Prevention, Control and Compassion in the Workplace.
On the 11th of March 2020, the World Health Organisation characterised the COVID-19 outbreak as a pandemic. This has created an air of caution around the world, and not surprisingly, workplaces form one of the key environments in which precautions are being put in place to prevent further spread of COVID-19. Experts estimate that anywhere from 20% to 60% of the world’s adult population could contract the virus. In fact, as this article is being written, the Government of Victoria has declared a State of Emergency with the aim to prevent and control the virus.
If you are a business owner or organisation who is responsible for the impact on the day-to-day lives of staff and colleagues (in these strange times, we all have some) – the question arises as to what your role is in preventing the spread of this virus and of ensuring business continuity.
As a compliance business, we aim to educate and inform businesses on guidelines not only from a regulatory perspective, but of one that keeps your workplace culture healthy and ensures your brand integrity.
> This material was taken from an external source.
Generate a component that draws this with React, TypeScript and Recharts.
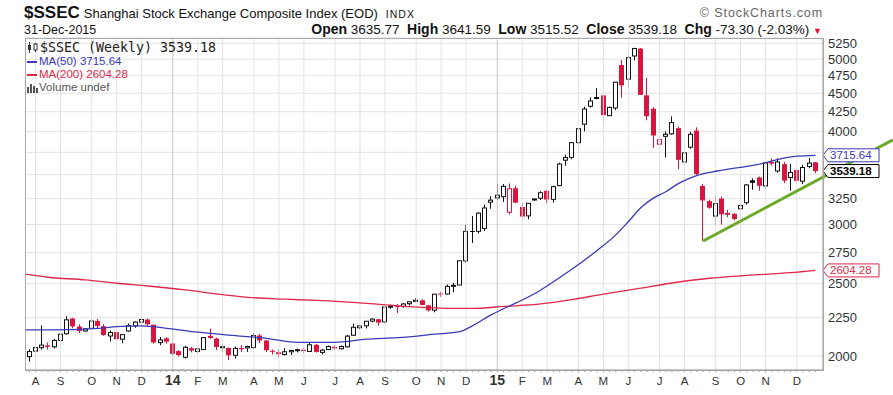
import React from "react";
import {
  ComposedChart,
  Bar,
  Line,
  XAxis,
  YAxis,
  CartesianGrid,
  ReferenceLine,
  ReferenceDot,
} from "recharts";

// weekly candles, index 0 = week ending 2-Aug-2013, 126 = 31-Dec-2015
const OPEN = [
  1996, 2030, 2052, 2066, 2057, 2098, 2142, 2245, 2190, 2160, 2178, 2228, 2192, 2127, 2153, 2106, 2160, 2195, 2220, 2238,
  2202, 2084, 2112, 2078, 2030, 1992, 2048, 2028, 2040, 2128, 2110, 2055, 2050, 2004, 2050, 2050, 2052, 2130, 2098, 2032,
  2023, 2009, 2026, 2034, 2039, 2028, 2070, 2022, 2040, 2057, 2045, 2057, 2132, 2182, 2195, 2227, 2240, 2222, 2328, 2332,
  2329, 2350, 2367, 2374, 2338, 2303, 2425, 2421, 2480, 2490, 2682, 2941, 2938, 2965, 3215, 3258, 3270, 3117, 3356, 3167,
  3082, 3240, 3254, 3330, 3243, 3384, 3660, 3692, 3863, 4090, 4323, 4431, 4470, 4199, 4300, 4910, 4700, 5049, 5166, 4471,
  4290, 3845, 3940, 3970, 4040, 3640, 3810, 4010, 3380, 3225, 3080, 3250, 3110, 3100, 3150, 3210, 3440, 3470, 3380, 3640,
  3540, 3615, 3470, 3550, 3430, 3590, 3635.77,
];
const HIGH = [
  2042, 2060, 2198, 2085, 2108, 2150, 2262, 2250, 2205, 2180, 2240, 2242, 2206, 2164, 2160, 2139, 2211, 2225, 2262, 2245,
  2205, 2120, 2118, 2082, 2036, 2064, 2056, 2047, 2120, 2177, 2116, 2076, 2052, 2059, 2068, 2064, 2146, 2141, 2100, 2040,
  2041, 2049, 2038, 2045, 2051, 2088, 2075, 2044, 2065, 2066, 2066, 2134, 2210, 2201, 2228, 2248, 2242, 2327, 2343, 2347,
  2355, 2369, 2391, 2382, 2343, 2420, 2439, 2494, 2506, 2683, 2998, 3080, 3116, 3190, 3275, 3406, 3400, 3406, 3384, 3210,
  3206, 3250, 3325, 3336, 3383, 3632, 3723, 3866, 4040, 4317, 4444, 4572, 4490, 4317, 4658, 4986, 5060, 5178, 5176, 4720,
  4310, 3910, 4000, 4190, 4060, 3850, 3995, 4050, 3400, 3240, 3280, 3270, 3140, 3110, 3200, 3400, 3460, 3480, 3630, 3680,
  3680, 3640, 3620, 3560, 3610, 3685, 3641.59,
];
const LOW = [
  1965, 2020, 2040, 2040, 2047, 2090, 2136, 2178, 2145, 2155, 2172, 2180, 2128, 2092, 2097, 2080, 2155, 2182, 2207, 2195,
  2077, 2067, 2077, 2005, 1996, 1985, 2022, 2018, 2037, 2108, 2036, 2023, 1974, 1985, 2024, 2025, 2045, 2080, 2024, 2009,
  1991, 2002, 2006, 2022, 2018, 2026, 2020, 2010, 2038, 2039, 2040, 2053, 2128, 2171, 2177, 2218, 2195, 2211, 2313, 2283,
  2321, 2338, 2361, 2339, 2293, 2288, 2400, 2418, 2434, 2490, 2667, 2834, 2919, 2940, 3150, 3238, 3218, 3095, 3207, 3049,
  3049, 3230, 3237, 3206, 3210, 3378, 3598, 3669, 3832, 4000, 4306, 4418, 4100, 4198, 4272, 4440, 4573, 4981, 4476, 4140,
  3800, 3376, 3690, 3960, 3560, 3590, 3790, 3490, 2850, 3150, 3000, 3000, 3070, 3040, 3140, 3190, 3340, 3330, 3345, 3600,
  3520, 3410, 3330, 3420, 3400, 3570, 3515.52,
];
const CLOSE = [
  2027, 2052, 2068, 2057, 2098, 2139, 2236, 2191, 2160, 2174, 2228, 2194, 2133, 2150, 2106, 2136, 2196, 2220, 2238, 2205,
  2085, 2101, 2090, 2013, 2005, 2054, 2033, 2044, 2116, 2114, 2056, 2058, 2004, 2047, 2042, 2059, 2130, 2098, 2036, 2026,
  2011, 2026, 2034, 2039, 2030, 2070, 2025, 2036, 2059, 2047, 2059, 2126, 2185, 2194, 2226, 2241, 2217, 2326, 2332, 2329,
  2348, 2364, 2375, 2341, 2302, 2420, 2418, 2479, 2487, 2683, 2937.6, 2938.2, 3108, 3158, 3235, 3285, 3376, 3351, 3210, 3076,
  3204, 3247, 3310, 3241, 3373, 3617, 3691, 3864, 4034, 4287, 4394, 4441, 4206, 4308, 4657, 4611, 5023, 5166, 4478, 4192,
  3950, 3900, 3965, 4110, 3664, 3744, 3965, 3507, 3232, 3160, 3200, 3097, 3092, 3052, 3183, 3391, 3412, 3382, 3628, 3622,
  3640, 3436, 3524, 3434, 3578, 3627, 3539.18,
];

// moving averages at a few weeks (-0.69 = left edge of the plot)
const MA50_WEEK = [-0.69, 3, 11, 14, 18, 22, 27, 33, 38, 43, 49, 54, 59, 65, 69, 71, 74, 77, 79, 82, 84, 87, 91, 94, 96, 98, 100, 102, 104, 106, 108, 110, 112, 115, 118, 120, 123, 126];
const MA50_VALUE = [2167, 2167, 2178, 2189, 2194, 2178, 2152, 2129, 2112, 2086, 2086, 2106, 2116, 2139, 2156, 2195, 2270, 2335, 2377, 2452, 2515, 2615, 2770, 2906, 3027, 3160, 3255, 3320, 3405, 3465, 3510, 3537, 3560, 3590, 3632, 3670, 3705, 3715.64];
const MA200_WEEK = [-0.69, 3, 9, 14, 19, 25, 30, 35, 41, 46, 54, 61, 67, 71, 76, 82, 87, 92, 98, 103, 109, 115, 122, 126];
const MA200_VALUE = [2574, 2550, 2529, 2503, 2482, 2452, 2422, 2397, 2383, 2374, 2353, 2329, 2317, 2316, 2330, 2348, 2380, 2420, 2465, 2505, 2542, 2564, 2586, 2604.28];

const MONTH_WEEK = [1, 5, 10, 14, 18, 23, 27, 31, 36, 40, 44, 49, 53, 57, 62, 66, 70, 75, 79, 83, 88, 92, 96, 101, 105, 110, 114, 118, 123];
const MONTH_LABEL = ["A", "S", "O", "N", "D", "14", "F", "M", "A", "M", "J", "J", "A", "S", "O", "N", "D", "15", "F", "M", "A", "M", "J", "J", "A", "S", "O", "N", "D"];
const Y_TICKS = [2000, 2250, 2500, 2750, 3000, 3250, 3500, 3750, 4000, 4250, 4500, 4750, 5000, 5250];
// these two labels sit under the last-value tags in the original
const Y_HIDDEN = [3500, 3750];

// trendline drawn from the August low
const TREND = [
  { x: 108, y: 2852 },
  { x: 138.4, y: 3896 },
];

const RED = "#d8153e";
const BLACK = "#111";
const BLUE = "#3a3ab8";
const MA_RED = "#e0284a";
const GREEN = "#6aaa2a";
const FONT = "'Liberation Sans', Arial, sans-serif";

const ma50 = new Map(MA50_WEEK.map((w, k) => [w, MA50_VALUE[k]]));
const ma200 = new Map(MA200_WEEK.map((w, k) => [w, MA200_VALUE[k]]));

const candleRows = CLOSE.map((c, i) => ({
  i,
  o: OPEN[i],
  h: HIGH[i],
  l: LOW[i],
  c,
  pc: i > 0 ? CLOSE[i - 1] : null,
  range: [LOW[i], HIGH[i]],
  ma50: ma50.has(i) ? ma50.get(i) : null,
  ma200: ma200.has(i) ? ma200.get(i) : null,
}));
const rows = [{ i: -0.69, ma50: ma50.get(-0.69), ma200: ma200.get(-0.69) }, ...candleRows];

const allWeeks = candleRows.map((r) => r.i);

function Candle(props: any) {
  const { x, y, width, height, payload } = props;
  if (!payload || x == null || payload.h == null) return null;
  const { o, h, l, c, pc } = payload;
  const top0 = height < 0 ? y + height : y;
  const hh = Math.abs(height);
  const cx = Math.floor(x + width / 2) + 0.5;
  const span = Math.log(h) - Math.log(l);
  const py = (v: number) => (span > 0 ? top0 + (hh * (Math.log(h) - Math.log(v))) / span : top0);
  const col = pc != null && c < pc ? RED : BLACK;
  const bt = py(Math.max(o, c));
  const bb = py(Math.min(o, c));
  const bh = Math.max(bb - bt, 1);
  return (
    <g>
      <line x1={cx} x2={cx} y1={top0} y2={top0 + hh} stroke={col} strokeWidth={1} />
      {c >= o ? (
        <rect x={cx - 2} y={bt} width={4} height={bh} fill="#fff" stroke={col} strokeWidth={1} />
      ) : (
        <rect x={cx - 2.5} y={bt} width={5} height={bh} fill={col} />
      )}
    </g>
  );
}

function WeekTick(props: any) {
  const { x, y, payload } = props;
  const k = MONTH_WEEK.indexOf(payload.value);
  const lab = k >= 0 ? MONTH_LABEL[k] : null;
  const year = lab != null && /\d/.test(lab);
  return (
    <g>
      <line x1={x} x2={x} y1={y} y2={y + 2} stroke="#999" />
      {lab && (
        <text
          x={x}
          y={y + 15}
          textAnchor="middle"
          fontFamily={FONT}
          fontSize={year ? 14 : 11.5}
          fontWeight={year ? 700 : 400}
          fill="#333"
        >
          {lab}
        </text>
      )}
    </g>
  );
}

function PriceTick(props: any) {
  const { x, y, payload } = props;
  if (Y_HIDDEN.includes(payload.value)) return null;
  return (
    <text x={x} y={y} dy="0.355em" fontFamily={FONT} fontSize={13} fill="#333" textAnchor="start">
      {payload.value}
    </text>
  );
}

function tag(text: string, color: string, bold = false) {
  return (p: any) => {
    const { cx, cy } = p;
    const w = 56;
    return (
      <g>
        <polygon
          points={`${cx},${cy} ${cx + 5},${cy - 6.5} ${cx + w},${cy - 6.5} ${cx + w},${cy + 6.5} ${cx + 5},${cy + 6.5}`}
          fill="#fff"
          stroke={color}
          strokeWidth={1}
        />
        <text x={cx + 7} y={cy + 4} fontFamily={FONT} fontSize={11.5} fontWeight={bold ? 700 : 400} fill={color}>
          {text}
        </text>
      </g>
    );
  };
}

const lab = { fontSize: 14 };

export default function App() {
  return (
    <div
      style={{
        position: "absolute",
        left: 0,
        top: 0,
        width: 893,
        height: 395,
        background: "#fff",
        fontFamily: FONT,
        color: "#111",
        overflow: "hidden",
      }}
    >
      <div style={{ position: "absolute", left: 24, top: 3, whiteSpace: "nowrap", display: "flex", alignItems: "baseline" }}>
        <span style={{ fontWeight: 700, fontSize: 17 }}>$SSEC</span>
        <span style={{ fontSize: 13, marginLeft: 4 }}>Shanghai Stock Exchange Composite Index (EOD)</span>
        <span style={{ fontSize: 10.5, marginLeft: 8, letterSpacing: 1 }}>INDX</span>
      </div>
      <div style={{ position: "absolute", left: 24, top: 23, fontSize: 12.5 }}>31-Dec-2015</div>
      <div style={{ position: "absolute", right: 70, top: 6, fontSize: 12.5, letterSpacing: 0.9, color: "#666" }}>
        © StockCharts.com
      </div>
      <div style={{ position: "absolute", right: 71, top: 21, fontSize: 13.5, whiteSpace: "nowrap" }}>
        <b style={lab}>Open</b> 3635.77&nbsp; <b style={lab}>High</b> 3641.59&nbsp; <b style={lab}>Low</b> 3515.52&nbsp;{" "}
        <b style={lab}>Close</b> 3539.18&nbsp; <b style={lab}>Chg</b> -73.30 (-2.03%){" "}
        <span style={{ color: RED, fontSize: 9 }}>▼</span>
      </div>

      <ComposedChart width={893} height={395} data={rows} margin={{ top: 38, right: 0, bottom: 0, left: 25 }}>
        <CartesianGrid vertical={false} stroke="#e3e3e3" />
        {MONTH_WEEK.map((w, k) => (
          <ReferenceLine
            key={w}
            x={w}
            stroke={/\d/.test(MONTH_LABEL[k]) ? "#c4c4c4" : "#e3e3e3"}
            strokeWidth={1}
          />
        ))}
        <XAxis
          type="number"
          dataKey="i"
          domain={[-0.69, 127.2]}
          allowDataOverflow
          ticks={allWeeks}
          interval={0}
          tick={<WeekTick />}
          tickLine={false}
          axisLine={{ stroke: "#999" }}
          tickSize={0}
          tickMargin={0}
          height={25}
        />
        <YAxis
          orientation="right"
          scale="log"
          domain={[1915, 5337]}
          allowDataOverflow
          ticks={Y_TICKS}
          interval={0}
          width={70}
          tickLine={false}
          axisLine={{ stroke: "#999" }}
          tickSize={0}
          tickMargin={5}
          tick={<PriceTick />}
        />
        <Line
          dataKey="ma200"
          type="monotone"
          connectNulls
          stroke={MA_RED}
          strokeWidth={1.3}
          dot={false}
          isAnimationActive={false}
        />
        <Line
          dataKey="ma50"
          type="monotone"
          connectNulls
          stroke={BLUE}
          strokeWidth={1.3}
          dot={false}
          isAnimationActive={false}
        />
        <Bar dataKey="range" barSize={5} shape={<Candle />} isAnimationActive={false} />
        <ReferenceDot x={127.2} y={3715.64} ifOverflow="visible" shape={tag("3715.64", BLUE)} />
        <ReferenceDot x={127.2} y={2604.28} ifOverflow="visible" shape={tag("2604.28", MA_RED)} />
        <ReferenceDot x={127.2} y={3539.18} ifOverflow="visible" shape={tag("3539.18", "#000", true)} />
        <ReferenceLine segment={TREND} stroke={GREEN} strokeWidth={3} ifOverflow="visible" />
      </ComposedChart>

      <div
        style={{
          position: "absolute",
          left: 25,
          top: 38,
          width: 797,
          height: 331,
          border: "1px solid #a8a8a8",
          pointerEvents: "none",
        }}
      />

      <div style={{ position: "absolute", left: 27, top: 39, lineHeight: "13px", whiteSpace: "nowrap" }}>
        <div style={{ display: "flex", alignItems: "center", height: 16 }}>
          <svg width={11} height={11} style={{ marginRight: 2 }}>
            <line x1={2.5} x2={2.5} y1={0} y2={11} stroke="#333" />
            <rect x={1} y={3} width={3} height={5} fill="#333" />
            <line x1={8.5} x2={8.5} y1={1} y2={10} stroke="#333" />
            <rect x={7} y={2} width={3} height={6} fill="#fff" stroke="#333" />
          </svg>
          <span style={{ fontFamily: "'DejaVu Sans Mono', monospace", fontSize: 13.3, color: "#222" }}>
            $SSEC (Weekly) 3539.18
          </span>
        </div>
        <div style={{ fontSize: 11.5, color: BLUE }}>
          <span style={{ display: "inline-block", width: 10, height: 2, background: BLUE, verticalAlign: "middle", marginRight: 2 }} />
          MA(50) 3715.64
        </div>
        <div style={{ fontSize: 11.5, color: MA_RED }}>
          <span style={{ display: "inline-block", width: 10, height: 2, background: MA_RED, verticalAlign: "middle", marginRight: 2 }} />
          MA(200) 2604.28
        </div>
        <div style={{ fontSize: 11.5, color: "#555", display: "flex", alignItems: "center" }}>
          <svg width={11} height={10} style={{ marginRight: 1 }}>
            <rect x={0} y={4} width={2} height={6} fill="#555" />
            <rect x={3} y={1} width={2} height={9} fill="#555" />
            <rect x={6} y={3} width={2} height={7} fill="#555" />
            <rect x={9} y={5} width={2} height={5} fill="#555" />
          </svg>
          Volume undef
        </div>
      </div>
    </div>
  );
}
These uncertain times call for a new type of compliance, one that requires compassionate leadership, the embracing of technology and the implementation of strict prevention and control measures in your work environment. Measures which can mean the difference between business growth and failure.
Before we consider the ways in which we can prevent and control COVID-19 in the workplace, we must consider exactly how it spreads. According to the World Health Organisation, when someone who has COVID-19 coughs or exhales, they release droplets of infected fluid. Most of these droplets fall on nearby surfaces or objects, and then the infection can be spread through touching of the eyes, nose or mouth. If someone is standing within one meter of a person with COVID-19, they can catch it by breathing droplets coughed out or exhaled by the infected person. In other words, it spreads in a similar fashion to the flu.
The following are 6 ways in which you can support your colleagues to help to prevent and control the spread of this virus:
1. Hygiene and Cleanliness. Yes, wash your hands.
Encourage and enforce strict personal and workplace hygiene. Remind colleagues to wash their hands (for 20 seconds, as a guideline) and have high grade hand-sanitiser and handwash available for use in all shared spaces. Remind colleagues to cough and sneeze into their elbow and to limit touching of their face. Make sure surfaces are wiped down regularly.
2. Place a hold on all work-related travel. Especially air-travel.
Online meetings are having a moment. Employers must ensure that they are not placing their staff at risk by insisting on client meetings that especially require air travel. In fact, the Australian Government has imposed a self-isolation for 14 days on anyone who has recently returned from overseas, placing airports and air travel as a no-go zone. Use meeting technology such as Skype or Zoom for client appointments or check-ins. Let clients know of the small change, and remember the world is going through this transition right now – they will understand. Face-to-face online is the way to go.
3. Work from home and remote work functionality is the key.
If you are a business that can work online, encourage and provide your team the functionality to do this. This will ensure business continuity and allow for growth whilst we all navigate this transition into a new work world. If you are worried about productivity, a Stanford study has found that there is a 13% increase in productivity with those that work remotely. Implement Remote Work procedures and protocols and check in with staff to ensure that they are able to work from home adequately and have the tools that they need to do so. To learn more about how to successfully do this, check out our course here.
4. If you’re not well, please stay at home.
This is a simple one, and very important. If you are not feeling well and are displaying any flu-like or cold symptoms, please stay home. If you are a Manager, please encourage employees to stay at home if they are not feeling well. Those infected with the virus must self-isolate for 14 days.
5. Keep spirits high. Let’s take care of each other.
The feeling of uncertainty, panic and fear can have a severe impact on the mental health of your workforce. Now is the time for compassion, reassurance and teamwork. Support your colleagues, and check-in regularly. Isolation can be very tough, however through transparency, clear communication and community, this time can be less of a struggle. Indeed, this is a situation that can bring out great leadership, creativity and team unity.
6. Social Distancing and #flattenthecurve.
The concept has come about to emphasise the importance of social distancing as we face COVID-19 as a global community. Flattening the Curve (see graph below) refers to the concept of minimising pressure on the health system, by delaying the spread of the virus from person to person. And we do this through social distancing. The objective of which is to reduce the probabilities of contact between persons carrying an infection, and others who are not infected. Limit social gatherings, face-time family and friends and keep socialising to a minimum so that we can slow down the spread of COVID-19.
Remember, we are all in this together and now is the time to employ community thinking in the workforce.
“Our choices affect everyone around us, there is no such thing as individual risk or individual wellness. This is the ultimate reminder that we are inextricably connected to each other. Turning away from collective action right now – as tempting as it is – will only generate more pain” (Author, Brene Brown).